*** Data extract ***
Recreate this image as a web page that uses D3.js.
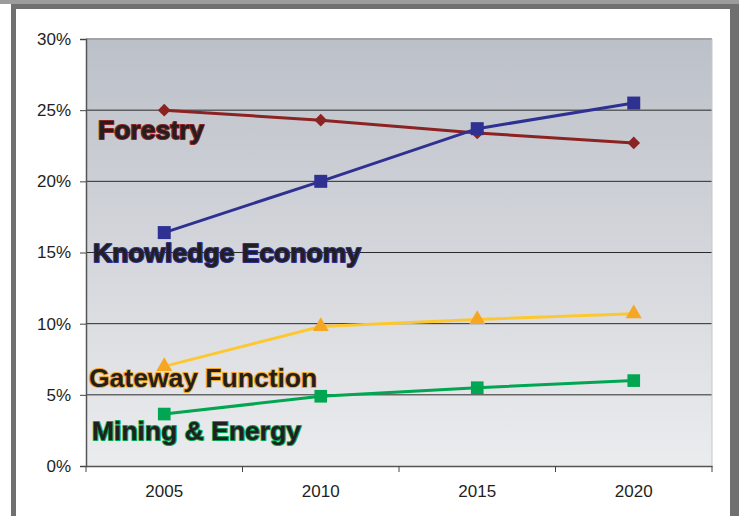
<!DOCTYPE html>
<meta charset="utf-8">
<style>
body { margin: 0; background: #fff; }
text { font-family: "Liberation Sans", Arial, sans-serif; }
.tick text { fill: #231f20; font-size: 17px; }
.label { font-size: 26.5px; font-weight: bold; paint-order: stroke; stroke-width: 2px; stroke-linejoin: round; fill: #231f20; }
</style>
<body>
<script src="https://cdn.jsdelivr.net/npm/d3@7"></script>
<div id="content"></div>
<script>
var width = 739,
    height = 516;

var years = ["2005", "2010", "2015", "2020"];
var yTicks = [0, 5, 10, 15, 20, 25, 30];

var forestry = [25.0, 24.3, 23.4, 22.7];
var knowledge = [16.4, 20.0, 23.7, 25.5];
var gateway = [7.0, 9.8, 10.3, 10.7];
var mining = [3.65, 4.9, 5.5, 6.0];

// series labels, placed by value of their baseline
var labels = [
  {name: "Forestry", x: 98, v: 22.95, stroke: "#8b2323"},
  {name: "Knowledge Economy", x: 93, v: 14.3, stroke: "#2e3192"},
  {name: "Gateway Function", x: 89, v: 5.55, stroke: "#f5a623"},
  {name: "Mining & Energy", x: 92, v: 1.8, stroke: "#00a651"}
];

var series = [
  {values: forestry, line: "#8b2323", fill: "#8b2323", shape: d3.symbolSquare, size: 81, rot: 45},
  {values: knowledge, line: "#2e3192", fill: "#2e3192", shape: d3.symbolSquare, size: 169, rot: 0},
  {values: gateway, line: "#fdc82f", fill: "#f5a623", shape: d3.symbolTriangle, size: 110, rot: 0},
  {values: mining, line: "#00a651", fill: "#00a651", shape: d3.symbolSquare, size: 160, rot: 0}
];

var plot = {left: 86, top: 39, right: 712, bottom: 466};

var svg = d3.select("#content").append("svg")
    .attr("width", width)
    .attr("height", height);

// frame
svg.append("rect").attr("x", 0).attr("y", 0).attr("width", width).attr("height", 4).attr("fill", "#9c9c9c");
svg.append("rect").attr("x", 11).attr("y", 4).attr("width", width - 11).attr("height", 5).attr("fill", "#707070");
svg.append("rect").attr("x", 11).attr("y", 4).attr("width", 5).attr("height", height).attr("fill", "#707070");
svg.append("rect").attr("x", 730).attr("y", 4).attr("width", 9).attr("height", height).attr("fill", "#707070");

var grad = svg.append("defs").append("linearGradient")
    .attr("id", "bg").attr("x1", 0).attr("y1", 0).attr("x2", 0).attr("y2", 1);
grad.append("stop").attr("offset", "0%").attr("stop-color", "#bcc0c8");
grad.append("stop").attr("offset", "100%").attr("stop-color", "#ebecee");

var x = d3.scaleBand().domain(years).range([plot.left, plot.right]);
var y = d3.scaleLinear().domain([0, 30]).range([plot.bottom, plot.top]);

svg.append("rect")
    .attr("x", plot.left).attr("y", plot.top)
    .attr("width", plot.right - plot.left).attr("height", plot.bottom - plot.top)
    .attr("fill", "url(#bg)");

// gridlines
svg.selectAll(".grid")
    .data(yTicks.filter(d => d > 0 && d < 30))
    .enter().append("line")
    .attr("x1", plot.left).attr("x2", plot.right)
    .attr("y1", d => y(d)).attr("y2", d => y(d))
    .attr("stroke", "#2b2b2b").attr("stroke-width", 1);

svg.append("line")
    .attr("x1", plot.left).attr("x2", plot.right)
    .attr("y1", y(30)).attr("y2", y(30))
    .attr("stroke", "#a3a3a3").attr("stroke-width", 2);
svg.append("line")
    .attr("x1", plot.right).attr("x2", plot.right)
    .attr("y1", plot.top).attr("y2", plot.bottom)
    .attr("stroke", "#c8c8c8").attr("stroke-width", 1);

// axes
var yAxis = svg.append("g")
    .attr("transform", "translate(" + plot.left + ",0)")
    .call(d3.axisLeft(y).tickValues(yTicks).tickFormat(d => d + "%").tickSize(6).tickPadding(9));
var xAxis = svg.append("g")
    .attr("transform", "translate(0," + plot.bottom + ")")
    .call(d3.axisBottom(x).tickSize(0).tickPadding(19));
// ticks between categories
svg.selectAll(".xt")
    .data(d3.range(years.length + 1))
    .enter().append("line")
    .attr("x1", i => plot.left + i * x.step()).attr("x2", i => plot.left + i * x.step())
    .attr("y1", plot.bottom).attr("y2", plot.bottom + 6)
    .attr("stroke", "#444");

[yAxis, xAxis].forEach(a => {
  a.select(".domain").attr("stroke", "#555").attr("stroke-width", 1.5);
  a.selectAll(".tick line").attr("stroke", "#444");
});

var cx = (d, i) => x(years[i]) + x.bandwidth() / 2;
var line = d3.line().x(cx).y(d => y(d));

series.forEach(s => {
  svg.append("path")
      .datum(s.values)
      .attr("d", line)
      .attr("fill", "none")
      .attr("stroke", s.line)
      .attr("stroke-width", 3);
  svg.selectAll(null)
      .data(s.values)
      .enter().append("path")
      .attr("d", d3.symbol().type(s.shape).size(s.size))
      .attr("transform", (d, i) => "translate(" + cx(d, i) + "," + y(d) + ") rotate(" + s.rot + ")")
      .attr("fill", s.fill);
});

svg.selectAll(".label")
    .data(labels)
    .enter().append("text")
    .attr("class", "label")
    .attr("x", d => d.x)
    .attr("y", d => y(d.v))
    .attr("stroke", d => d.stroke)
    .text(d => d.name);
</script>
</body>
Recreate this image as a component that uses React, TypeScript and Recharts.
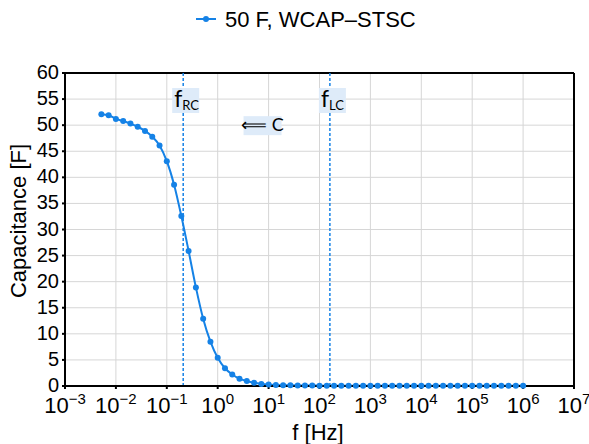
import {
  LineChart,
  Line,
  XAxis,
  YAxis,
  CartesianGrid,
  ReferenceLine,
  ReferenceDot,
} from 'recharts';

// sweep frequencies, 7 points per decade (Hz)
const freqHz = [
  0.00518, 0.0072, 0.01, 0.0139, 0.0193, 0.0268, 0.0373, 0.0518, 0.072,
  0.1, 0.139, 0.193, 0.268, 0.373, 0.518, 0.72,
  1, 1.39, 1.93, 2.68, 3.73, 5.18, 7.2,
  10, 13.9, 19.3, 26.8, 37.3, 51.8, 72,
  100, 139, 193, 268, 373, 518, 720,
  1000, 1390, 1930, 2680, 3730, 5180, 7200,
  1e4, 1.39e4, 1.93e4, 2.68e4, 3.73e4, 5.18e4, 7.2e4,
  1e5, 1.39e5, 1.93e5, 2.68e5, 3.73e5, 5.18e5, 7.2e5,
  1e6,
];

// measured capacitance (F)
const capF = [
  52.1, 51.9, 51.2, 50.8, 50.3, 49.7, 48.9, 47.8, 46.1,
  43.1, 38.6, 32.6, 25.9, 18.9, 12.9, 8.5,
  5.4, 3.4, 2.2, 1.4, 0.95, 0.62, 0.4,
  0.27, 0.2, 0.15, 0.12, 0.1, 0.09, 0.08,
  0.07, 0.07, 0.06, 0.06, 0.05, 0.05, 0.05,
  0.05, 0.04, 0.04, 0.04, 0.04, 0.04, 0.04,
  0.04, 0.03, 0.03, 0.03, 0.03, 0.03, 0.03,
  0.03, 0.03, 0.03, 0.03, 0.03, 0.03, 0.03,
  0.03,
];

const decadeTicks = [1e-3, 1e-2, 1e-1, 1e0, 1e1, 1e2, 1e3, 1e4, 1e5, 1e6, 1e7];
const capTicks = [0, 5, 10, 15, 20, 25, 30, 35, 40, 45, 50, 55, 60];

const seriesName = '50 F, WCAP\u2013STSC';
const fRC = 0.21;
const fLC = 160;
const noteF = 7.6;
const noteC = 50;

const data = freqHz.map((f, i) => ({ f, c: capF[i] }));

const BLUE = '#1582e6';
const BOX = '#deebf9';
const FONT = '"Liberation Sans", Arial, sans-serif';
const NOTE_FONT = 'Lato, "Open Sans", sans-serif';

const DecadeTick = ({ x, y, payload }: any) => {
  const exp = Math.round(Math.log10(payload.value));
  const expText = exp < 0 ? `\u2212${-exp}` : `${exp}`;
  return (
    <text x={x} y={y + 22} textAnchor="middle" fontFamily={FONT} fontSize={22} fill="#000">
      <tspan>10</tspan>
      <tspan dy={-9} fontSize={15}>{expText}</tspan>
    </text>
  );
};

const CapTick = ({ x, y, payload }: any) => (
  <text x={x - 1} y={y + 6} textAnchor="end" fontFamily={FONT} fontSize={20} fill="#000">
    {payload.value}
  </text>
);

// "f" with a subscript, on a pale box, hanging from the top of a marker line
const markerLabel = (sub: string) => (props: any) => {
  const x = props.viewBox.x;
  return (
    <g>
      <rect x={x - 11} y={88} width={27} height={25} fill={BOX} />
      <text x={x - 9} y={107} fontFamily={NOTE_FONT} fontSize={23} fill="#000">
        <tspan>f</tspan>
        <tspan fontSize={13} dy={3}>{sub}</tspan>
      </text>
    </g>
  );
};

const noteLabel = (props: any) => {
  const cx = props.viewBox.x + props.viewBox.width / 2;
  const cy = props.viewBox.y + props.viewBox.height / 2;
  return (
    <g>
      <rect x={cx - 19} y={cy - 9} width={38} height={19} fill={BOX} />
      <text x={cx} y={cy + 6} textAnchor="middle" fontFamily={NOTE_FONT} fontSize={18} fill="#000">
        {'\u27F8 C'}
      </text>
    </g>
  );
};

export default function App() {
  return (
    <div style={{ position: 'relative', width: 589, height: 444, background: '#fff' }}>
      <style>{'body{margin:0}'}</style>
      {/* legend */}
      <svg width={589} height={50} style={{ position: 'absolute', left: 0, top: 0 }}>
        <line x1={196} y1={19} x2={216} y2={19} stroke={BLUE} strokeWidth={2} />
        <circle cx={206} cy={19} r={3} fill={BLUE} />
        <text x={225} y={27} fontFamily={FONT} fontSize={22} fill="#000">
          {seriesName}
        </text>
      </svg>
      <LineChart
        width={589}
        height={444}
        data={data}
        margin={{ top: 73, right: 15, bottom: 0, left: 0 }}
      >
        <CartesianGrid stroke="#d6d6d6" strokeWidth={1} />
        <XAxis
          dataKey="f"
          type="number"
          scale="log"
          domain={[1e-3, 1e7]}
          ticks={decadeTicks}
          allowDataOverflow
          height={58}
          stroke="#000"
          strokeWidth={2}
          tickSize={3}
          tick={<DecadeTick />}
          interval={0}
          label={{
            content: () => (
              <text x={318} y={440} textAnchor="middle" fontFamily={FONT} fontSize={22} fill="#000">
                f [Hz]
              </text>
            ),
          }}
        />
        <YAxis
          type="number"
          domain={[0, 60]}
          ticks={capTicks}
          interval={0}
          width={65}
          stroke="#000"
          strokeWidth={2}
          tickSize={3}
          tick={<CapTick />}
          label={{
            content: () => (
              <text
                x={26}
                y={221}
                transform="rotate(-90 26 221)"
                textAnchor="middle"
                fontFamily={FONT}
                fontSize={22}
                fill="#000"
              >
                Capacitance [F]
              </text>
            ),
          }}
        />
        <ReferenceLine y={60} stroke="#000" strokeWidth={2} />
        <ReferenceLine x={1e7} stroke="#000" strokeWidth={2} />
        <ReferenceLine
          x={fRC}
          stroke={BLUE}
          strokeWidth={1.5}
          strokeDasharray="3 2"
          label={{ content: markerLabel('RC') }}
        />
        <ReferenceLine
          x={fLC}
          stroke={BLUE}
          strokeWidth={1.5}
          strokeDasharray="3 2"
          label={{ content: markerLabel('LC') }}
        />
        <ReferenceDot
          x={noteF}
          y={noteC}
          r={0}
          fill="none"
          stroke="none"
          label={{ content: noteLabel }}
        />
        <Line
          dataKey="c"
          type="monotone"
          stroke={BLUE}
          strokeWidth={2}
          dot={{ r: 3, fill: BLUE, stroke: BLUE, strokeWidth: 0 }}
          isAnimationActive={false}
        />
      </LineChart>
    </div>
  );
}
***
• _Task details_
Starting at the top of the listing above, reproduce each line up to and including the one with "var mining = [3.65, 4.9, 5.5, 6.0];"; omit the pictures.

• _Answer to the task_
Recreate this image as a web page that uses D3.js.
<!DOCTYPE html>
<meta charset="utf-8">
<style>
body { margin: 0; background: #fff; }
text { font-family: "Liberation Sans", Arial, sans-serif; }
.tick text { fill: #231f20; font-size: 17px; }
.label { font-size: 26.5px; font-weight: bold; paint-order: stroke; stroke-width: 2px; stroke-linejoin: round; fill: #231f20; }
</style>
<body>
<script src="https://cdn.jsdelivr.net/npm/d3@7"></script>
<div id="content"></div>
<script>
var width = 739,
    height = 516;

var years = ["2005", "2010", "2015", "2020"];
var yTicks = [0, 5, 10, 15, 20, 25, 30];

var forestry = [25.0, 24.3, 23.4, 22.7];
var knowledge = [16.4, 20.0, 23.7, 25.5];
var gateway = [7.0, 9.8, 10.3, 10.7];
var mining = [3.65, 4.9, 5.5, 6.0];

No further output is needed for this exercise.